YOUR INSTRUCTIONS: Give back, unchanged, the line with "What matplotlib code", the line with "year_labels = ['17', '18', '19', '20', '21']", and every line between them, and no other line.

RECORDS FOR THE TASK:
▬▬▬▬▬▬
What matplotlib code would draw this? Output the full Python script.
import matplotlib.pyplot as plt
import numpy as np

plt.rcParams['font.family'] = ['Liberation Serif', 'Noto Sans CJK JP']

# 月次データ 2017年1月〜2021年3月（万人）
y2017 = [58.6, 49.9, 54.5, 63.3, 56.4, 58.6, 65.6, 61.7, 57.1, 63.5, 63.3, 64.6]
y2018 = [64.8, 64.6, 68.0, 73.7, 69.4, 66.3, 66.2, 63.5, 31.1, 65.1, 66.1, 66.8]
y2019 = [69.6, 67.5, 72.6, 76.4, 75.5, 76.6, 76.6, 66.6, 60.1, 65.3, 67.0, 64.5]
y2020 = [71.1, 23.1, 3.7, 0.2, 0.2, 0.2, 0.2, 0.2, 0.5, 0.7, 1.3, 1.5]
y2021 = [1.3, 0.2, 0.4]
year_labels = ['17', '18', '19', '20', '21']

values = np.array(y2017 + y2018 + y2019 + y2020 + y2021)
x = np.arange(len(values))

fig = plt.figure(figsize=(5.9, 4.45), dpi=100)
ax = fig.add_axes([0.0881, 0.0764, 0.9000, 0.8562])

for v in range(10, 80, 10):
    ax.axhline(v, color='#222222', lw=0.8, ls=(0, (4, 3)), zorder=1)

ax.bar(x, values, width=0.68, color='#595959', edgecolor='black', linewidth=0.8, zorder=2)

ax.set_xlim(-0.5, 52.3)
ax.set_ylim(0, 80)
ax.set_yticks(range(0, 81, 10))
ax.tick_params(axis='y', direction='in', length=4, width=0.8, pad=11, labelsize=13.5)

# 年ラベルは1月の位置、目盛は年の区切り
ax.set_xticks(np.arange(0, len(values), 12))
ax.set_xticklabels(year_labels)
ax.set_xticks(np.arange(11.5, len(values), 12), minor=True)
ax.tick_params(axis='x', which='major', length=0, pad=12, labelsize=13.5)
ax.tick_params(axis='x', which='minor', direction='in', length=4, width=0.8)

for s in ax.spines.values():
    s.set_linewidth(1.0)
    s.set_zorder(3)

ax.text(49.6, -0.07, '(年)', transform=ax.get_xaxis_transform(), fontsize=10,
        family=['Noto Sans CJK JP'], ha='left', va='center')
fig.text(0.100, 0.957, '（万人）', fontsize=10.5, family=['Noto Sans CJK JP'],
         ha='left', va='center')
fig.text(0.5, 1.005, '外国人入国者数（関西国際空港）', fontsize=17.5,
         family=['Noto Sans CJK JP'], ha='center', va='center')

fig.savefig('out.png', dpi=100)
▬▬▬▬▬▬
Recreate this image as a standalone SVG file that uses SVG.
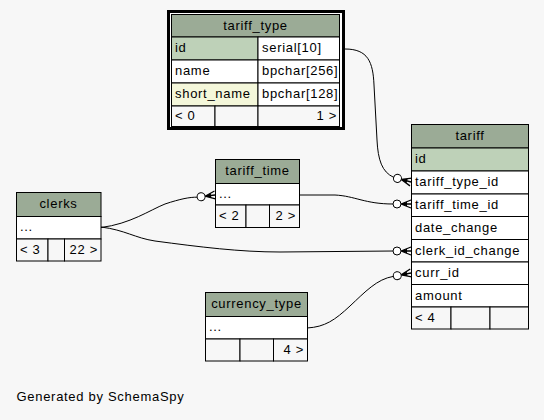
▬▬▬▬▬▬
ANSWER TO THE TASK:
What matplotlib code would draw this? Output the full Python script.
import matplotlib.pyplot as plt
import numpy as np

plt.rcParams['font.family'] = ['Liberation Serif', 'Noto Sans CJK JP']

# 月次データ 2017年1月〜2021年3月（万人）
y2017 = [58.6, 49.9, 54.5, 63.3, 56.4, 58.6, 65.6, 61.7, 57.1, 63.5, 63.3, 64.6]
y2018 = [64.8, 64.6, 68.0, 73.7, 69.4, 66.3, 66.2, 63.5, 31.1, 65.1, 66.1, 66.8]
y2019 = [69.6, 67.5, 72.6, 76.4, 75.5, 76.6, 76.6, 66.6, 60.1, 65.3, 67.0, 64.5]
y2020 = [71.1, 23.1, 3.7, 0.2, 0.2, 0.2, 0.2, 0.2, 0.5, 0.7, 1.3, 1.5]
y2021 = [1.3, 0.2, 0.4]
year_labels = ['17', '18', '19', '20', '21']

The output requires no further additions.